Tiga pertanyaan yang akan selalu
muncul setelah aku selesai menulis catatan harianku mengenai permenunganku atas
hidup ini. Pertanyaan yang sampai saat ini tidak pernah bisa aku jawab, atau
mungkin memang sedang tidak ingin aku jawab. Entahlah, aku merasa menjadi
manusia yang berbeda dengan orang-orang disekitarku. Berbicara soal normal
hingga bosan, kebebasan yang tidak pernah bisa keluar dari batasnya dan
peperangan berdarah mengenai kebenaran. Tiga hal yang selalu berputar di
kepalaku, memaksaku untuk berpikir dan menghasilkan sebuah tulisan yang
sebenarnya aku tidak tau, untuk apa aku menulis?
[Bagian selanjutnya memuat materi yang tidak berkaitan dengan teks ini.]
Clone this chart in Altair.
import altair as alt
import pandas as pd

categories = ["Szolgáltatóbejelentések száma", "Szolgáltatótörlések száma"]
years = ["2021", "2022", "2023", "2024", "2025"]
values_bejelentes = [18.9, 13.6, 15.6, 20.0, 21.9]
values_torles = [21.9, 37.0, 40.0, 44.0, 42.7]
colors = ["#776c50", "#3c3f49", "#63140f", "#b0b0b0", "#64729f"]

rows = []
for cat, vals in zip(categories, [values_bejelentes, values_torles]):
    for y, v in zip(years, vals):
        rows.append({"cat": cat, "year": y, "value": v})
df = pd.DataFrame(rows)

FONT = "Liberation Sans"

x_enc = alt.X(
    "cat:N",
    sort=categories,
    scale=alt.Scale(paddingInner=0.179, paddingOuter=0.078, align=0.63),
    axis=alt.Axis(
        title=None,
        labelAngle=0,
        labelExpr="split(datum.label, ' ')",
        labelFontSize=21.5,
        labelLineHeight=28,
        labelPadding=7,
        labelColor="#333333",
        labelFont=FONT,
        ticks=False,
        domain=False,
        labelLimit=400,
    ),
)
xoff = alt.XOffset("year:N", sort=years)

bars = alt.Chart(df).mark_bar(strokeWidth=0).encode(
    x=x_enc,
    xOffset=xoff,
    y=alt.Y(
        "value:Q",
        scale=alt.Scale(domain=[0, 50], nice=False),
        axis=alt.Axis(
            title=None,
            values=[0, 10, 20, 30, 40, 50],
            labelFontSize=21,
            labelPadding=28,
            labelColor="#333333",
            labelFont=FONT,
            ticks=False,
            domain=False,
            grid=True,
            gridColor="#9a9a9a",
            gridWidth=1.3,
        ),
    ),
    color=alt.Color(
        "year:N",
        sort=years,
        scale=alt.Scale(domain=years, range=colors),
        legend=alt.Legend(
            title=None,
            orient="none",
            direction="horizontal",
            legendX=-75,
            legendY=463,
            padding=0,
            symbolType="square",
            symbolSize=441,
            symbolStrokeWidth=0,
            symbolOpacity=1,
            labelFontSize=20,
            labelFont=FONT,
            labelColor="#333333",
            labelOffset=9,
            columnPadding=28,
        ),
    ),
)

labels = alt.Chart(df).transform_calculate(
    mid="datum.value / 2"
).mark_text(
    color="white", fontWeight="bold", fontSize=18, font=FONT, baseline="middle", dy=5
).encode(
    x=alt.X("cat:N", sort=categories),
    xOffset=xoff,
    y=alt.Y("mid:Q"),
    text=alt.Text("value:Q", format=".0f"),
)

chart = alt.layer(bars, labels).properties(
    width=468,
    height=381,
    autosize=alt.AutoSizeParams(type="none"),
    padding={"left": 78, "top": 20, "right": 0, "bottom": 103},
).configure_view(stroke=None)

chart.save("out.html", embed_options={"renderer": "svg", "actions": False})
Semakin hari, aku merasa tidak
sanggup menerima segala realita kehidupan ini. Kompleksitasnya semakin
menghimpitku ke ruang tak terbatas, semakin terhimpit semakin menjadi sempit.
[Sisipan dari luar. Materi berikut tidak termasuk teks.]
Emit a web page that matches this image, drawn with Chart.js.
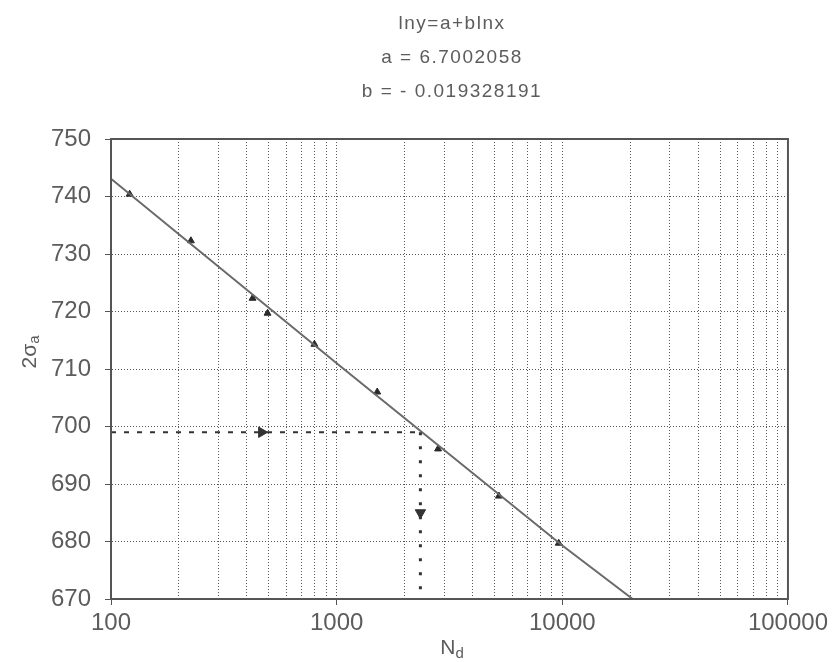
<!DOCTYPE html>
<html>
<head>
<meta charset="utf-8">
<script src="https://cdn.jsdelivr.net/npm/chart.js@4/dist/chart.umd.min.js"></script>
<style>
  html, body { margin: 0; padding: 0; background: #ffffff; }
  #wrap { width: 832px; height: 662px; }
</style>
</head>
<body>
<div id="wrap"><canvas id="c" width="832" height="662"></canvas></div>
<script>
// ---- data ----
const titleLines = ['lny=a+blnx', 'a = 6.7002058', 'b = - 0.019328191'];
const xTickLabels = [100, 1000, 10000, 100000];
const yTicks = [670, 680, 690, 700, 710, 720, 730, 740, 750];

// measured points (N_d, 2σa)
const nValues = [121, 226, 424, 494, 797, 1513, 2815, 5236, 9640];
const sigmaValues = [740.4, 732.3, 722.3, 719.7, 714.3, 706.0, 696.1, 687.9, 679.7];

// fitted curve lny = a + b lnx
const fitN = [100, 1000, 10000, 20500];
const fitSigma = [743.1, 711.0, 679.3, 670.0];

// read-off guide (dashed arrows)
const guideHN = [100, 2350];
const guideHSigma = [699, 699];
const guideVN = [2350, 2350];
const guideVSigma = [699, 670];
const arrowRightN = [465];
const arrowRightSigma = [699];
const arrowDownN = [2350];
const arrowDownSigma = [685];

const toXY = (xs, ys) => xs.map((x, i) => ({ x: x, y: ys[i] }));

const textColor = '#5c5c5c';
const lineColor = '#6a6a6a';

const framePlugin = {
  id: 'frame',
  afterDatasetsDraw(chart) {
    const { ctx, chartArea: a } = chart;
    ctx.save();
    ctx.strokeStyle = '#555';
    ctx.lineWidth = 2;
    ctx.strokeRect(a.left, a.top, a.right - a.left, a.bottom - a.top);
    ctx.restore();
  }
};

const textPlugin = {
  id: 'texts',
  afterDraw(chart) {
    const ctx = chart.ctx;
    ctx.save();
    ctx.fillStyle = textColor;
    ctx.textAlign = 'center';
    ctx.textBaseline = 'middle';
    ctx.font = '19px "Liberation Sans", Arial, sans-serif';
    try { ctx.letterSpacing = '1.5px'; } catch (e) {}
    const ys = [24, 58, 92];
    titleLines.forEach((t, i) => ctx.fillText(t, 452, ys[i]));
    try { ctx.letterSpacing = '0px'; } catch (e) {}

    // x-axis title N_d
    ctx.textAlign = 'left';
    ctx.font = '21px "Liberation Sans", Arial, sans-serif';
    const wN = ctx.measureText('N').width;
    ctx.font = '15px "Liberation Sans", Arial, sans-serif';
    const wd = ctx.measureText('d').width;
    const x0 = 452 - (wN + wd) / 2;
    ctx.font = '21px "Liberation Sans", Arial, sans-serif';
    ctx.fillText('N', x0, 648);
    ctx.font = '15px "Liberation Sans", Arial, sans-serif';
    ctx.fillText('d', x0 + wN, 654);

    // y-axis title 2σa (rotated)
    ctx.translate(30, 352);
    ctx.rotate(-Math.PI / 2);
    ctx.font = '21px "Liberation Sans", Arial, sans-serif';
    const w2 = ctx.measureText('2σ').width;
    ctx.font = '15px "Liberation Sans", Arial, sans-serif';
    const wa = ctx.measureText('a').width;
    const s0 = -(w2 + wa) / 2;
    ctx.font = '21px "Liberation Sans", Arial, sans-serif';
    ctx.fillText('2σ', s0, 0);
    ctx.font = '15px "Liberation Sans", Arial, sans-serif';
    ctx.fillText('a', s0 + w2, 5);
    ctx.restore();
  }
};

new Chart(document.getElementById('c'), {
  type: 'scatter',
  data: {
    datasets: [
      {
        data: toXY(guideHN, guideHSigma),
        showLine: true, borderColor: '#333', borderWidth: 2,
        borderDash: [5, 8], pointRadius: 0, fill: false
      },
      {
        data: toXY(guideVN, guideVSigma),
        showLine: true, borderColor: '#333', borderWidth: 3,
        borderDash: [3, 11], pointRadius: 0, fill: false
      },
      {
        data: toXY(arrowRightN, arrowRightSigma),
        pointStyle: 'triangle', rotation: 90, pointRadius: 6,
        backgroundColor: '#333', borderColor: '#333', showLine: false
      },
      {
        data: toXY(arrowDownN, arrowDownSigma),
        pointStyle: 'triangle', rotation: 180, pointRadius: 6,
        backgroundColor: '#333', borderColor: '#333', showLine: false
      },
      {
        data: toXY(fitN, fitSigma),
        showLine: true, borderColor: lineColor, borderWidth: 2,
        pointRadius: 0, fill: false, tension: 0
      },
      {
        data: toXY(nValues, sigmaValues),
        pointStyle: 'triangle', pointRadius: 4,
        backgroundColor: '#2a2a2a', borderColor: '#2a2a2a', showLine: false
      }
    ]
  },
  options: {
    responsive: false,
    animation: false,
    events: [],
    layout: { padding: { top: 139, right: 42, left: 0, bottom: 0 } },
    plugins: { legend: { display: false }, tooltip: { enabled: false }, title: { display: false } },
    scales: {
      x: {
        type: 'logarithmic',
        min: 100, max: 100000,
        afterFit(scale) { scale.height = 63; },
        afterBuildTicks(scale) {
          const t = [];
          for (let d = 100; d < 100000; d *= 10) {
            for (let k = 1; k <= 9; k++) t.push({ value: d * k });
          }
          t.push({ value: 100000 });
          scale.ticks = t;
        },
        ticks: {
          autoSkip: false, maxRotation: 0, color: textColor, padding: 4,
          font: { family: '"Liberation Sans", Arial, sans-serif', size: 24 },
          callback(v) { return xTickLabels.includes(Math.round(v)) ? String(Math.round(v)) : ''; }
        },
        grid: {
          color: 'rgba(70,70,70,0.9)', lineWidth: 1, tickLength: 6,
          tickColor(ctx) {
            const v = ctx.tick ? Math.round(ctx.tick.value) : 0;
            return xTickLabels.includes(v) ? '#555' : 'rgba(0,0,0,0)';
          }
        },
        border: { display: true, color: '#555', width: 2, dash: [1, 2] }
      },
      y: {
        min: 670, max: 750,
        afterFit(scale) { scale.width = 111; },
        afterBuildTicks(scale) { scale.ticks = yTicks.map(v => ({ value: v })); },
        ticks: {
          color: textColor, padding: 14,
          font: { family: '"Liberation Sans", Arial, sans-serif', size: 24 }
        },
        grid: { color: 'rgba(70,70,70,0.9)', lineWidth: 1, tickLength: 6, tickColor: '#555' },
        border: { display: true, color: '#555', width: 2, dash: [1, 2] }
      }
    }
  },
  plugins: [framePlugin, textPlugin]
});
</script>
</body>
</html>
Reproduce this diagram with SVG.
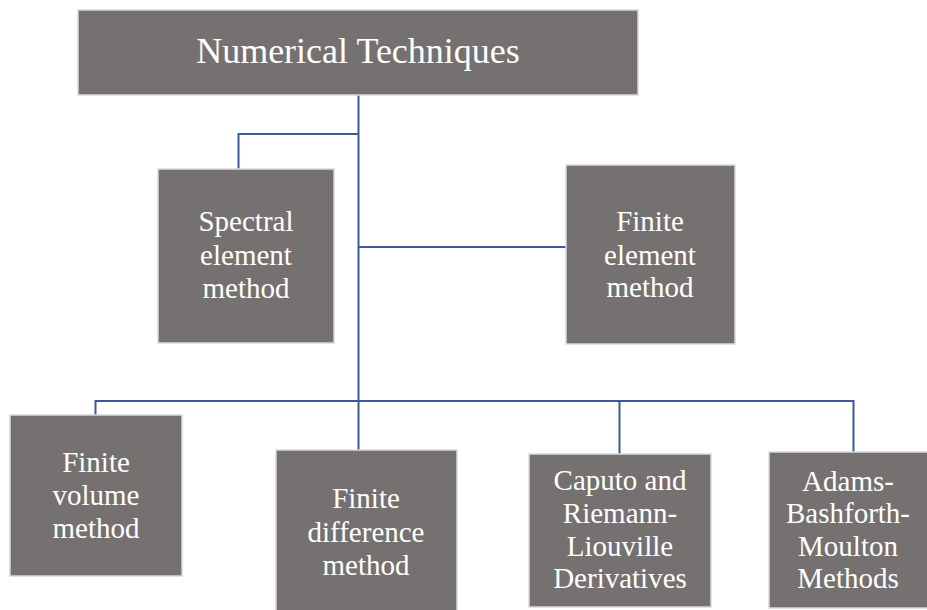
<svg xmlns="http://www.w3.org/2000/svg" width="927" height="610" viewBox="0 0 927 610">
<style>
.box{fill:#767171;stroke:#d9d9d9;stroke-width:1.5}
.t{font-family:"Liberation Serif","Times New Roman",serif;fill:#ffffff;text-anchor:middle;font-size:29px}
.title{font-size:36px}
.c{fill:none;stroke:#3a5b9b;stroke-width:2}
</style>
<rect width="927" height="610" fill="#ffffff"/>
<g id="connectors">
<path class="c" d="M358.5 95 V401"/>
<path class="c" d="M358.5 134 H238.5 V169"/>
<path class="c" d="M358.5 247 H566"/>
<path class="c" d="M95.5 415 V401 H853.5 V452"/>
<path class="c" d="M358.5 401 V450"/>
<path class="c" d="M619.5 401 V454"/>
</g>
<g id="n-root">
<rect class="box" x="78" y="10" width="560" height="85"/>
<text class="t title" x="358" y="63">Numerical Techniques</text>
</g>
<g id="n-spectral">
<rect class="box" x="158" y="169" width="176" height="174"/>
<text class="t" x="246" y="231">Spectral</text>
<text class="t" x="246" y="265">element</text>
<text class="t" x="246" y="298">method</text>
</g>
<g id="n-fem">
<rect class="box" x="566" y="165" width="169" height="179"/>
<text class="t" x="650" y="231">Finite</text>
<text class="t" x="650" y="265">element</text>
<text class="t" x="650" y="297">method</text>
</g>
<g id="n-fvm">
<rect class="box" x="10" y="415" width="172" height="161"/>
<text class="t" x="96" y="472">Finite</text>
<text class="t" x="96" y="505">volume</text>
<text class="t" x="96" y="538">method</text>
</g>
<g id="n-fdm">
<rect class="box" x="276" y="450" width="181" height="165"/>
<text class="t" x="366" y="508">Finite</text>
<text class="t" x="366" y="542">difference</text>
<text class="t" x="366" y="575">method</text>
</g>
<g id="n-caputo">
<rect class="box" x="529" y="454" width="182" height="153"/>
<text class="t" x="620" y="490">Caputo and</text>
<text class="t" x="620" y="523">Riemann-</text>
<text class="t" x="620" y="556">Liouville</text>
<text class="t" x="620" y="588">Derivatives</text>
</g>
<g id="n-abm">
<rect class="box" x="769" y="452" width="162" height="156"/>
<text class="t" x="848" y="491">Adams-</text>
<text class="t" x="848" y="523">Bashforth-</text>
<text class="t" x="848" y="556">Moulton</text>
<text class="t" x="848" y="588">Methods</text>
</g>
</svg>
Hingga batas yang aku cari sedari dulu hampir ke temukan, namun kembali semesta
selalu member sebuah permainan yang menyenangkan. Permainan tersebutlah yang
mencegah kompleksitas tersebut membantuku untuk menyentuh batas kehidupan ini,
benar-benar menarik.
Entahlah sampai kapan samudera
kehidupan ini akan ku arungi. Tidak seperti pelaut yang lain, aku selalu
diterpa badai kebingungan. Sepertinya aku terlalu sombong untuk tidak memakai
kompas dalam perjalanan panjang ini. Tapi aku percaya, di ujung laut sana juga
ada pelaut yang sepertiku, jadi itu tidak terlalu membuatku khawatir berpergian
di tengah luasnya samudera tanpa sebuah kompas sebagai penunjuk arah. Biarkan
saja mata angin membawaku, sesuka dia menghantarkanku kepada semesta. Cukup
sekian, aku tidak terlalu suka menulis panjang-panjang seperti para maestro
disana. Aku ini hanya seonggok daging yang bergentayangan dalam kemewaktuan,
jadi tidak ada yang perlu diharapkan dari manusia sepertiku.